Psychological warfare and messages carved for the future

Assyrian siege machines were not tools of engineering alone, they were also psychological weapons. Reliefs frequently depict defenders throwing down their weapons or fleeing the walls as rams and ladders close in.

By showing cities falling in scene after scene, Assyrian palaces sent a clear message to visitors and potential enemies: fortified walls would not save you. The sight of giant machines approaching might persuade some communities to surrender before a costly assault began.

This combination of physical and psychological pressure helped make Assyrian campaigns faster and more predictable. Even after the empire collapsed in the late 7th century BCE, neighboring powers adopted similar approaches to siege warfare.

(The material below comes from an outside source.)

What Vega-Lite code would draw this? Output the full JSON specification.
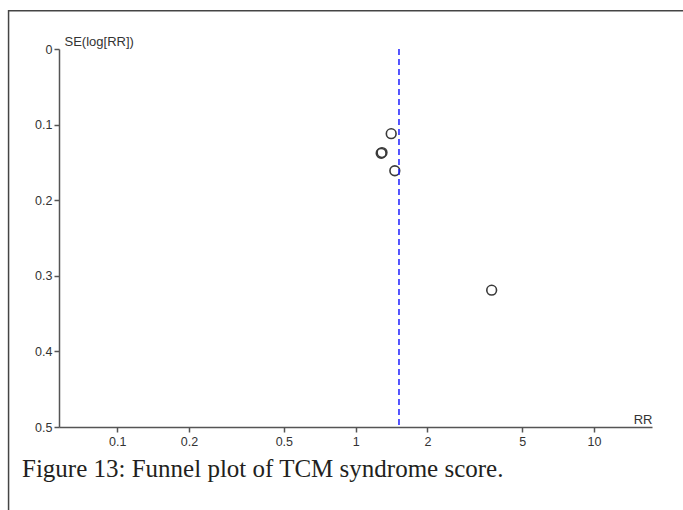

What Assyrian siege machines can teach us today

At first glance, wooden rams and leather-covered towers seem remote from modern life, but they highlight a few enduring patterns in human conflict and problem solving.

Assyrian engineers treated city walls as technical challenges, not as impossibilities. They broke those challenges into smaller tasks: protection against fire, mobility on rough ground, the need to strike at foundations, the importance of suppressing defenders. Each siege became a laboratory for refining solutions.

For anyone interested in how societies innovate under pressure, Assyrian siege machines offer a case study in combining available materials, organized labor and careful observation into repeatable methods. Their stone reliefs, carved nearly three thousand years ago, preserve a rare and vivid manual of early military engineering.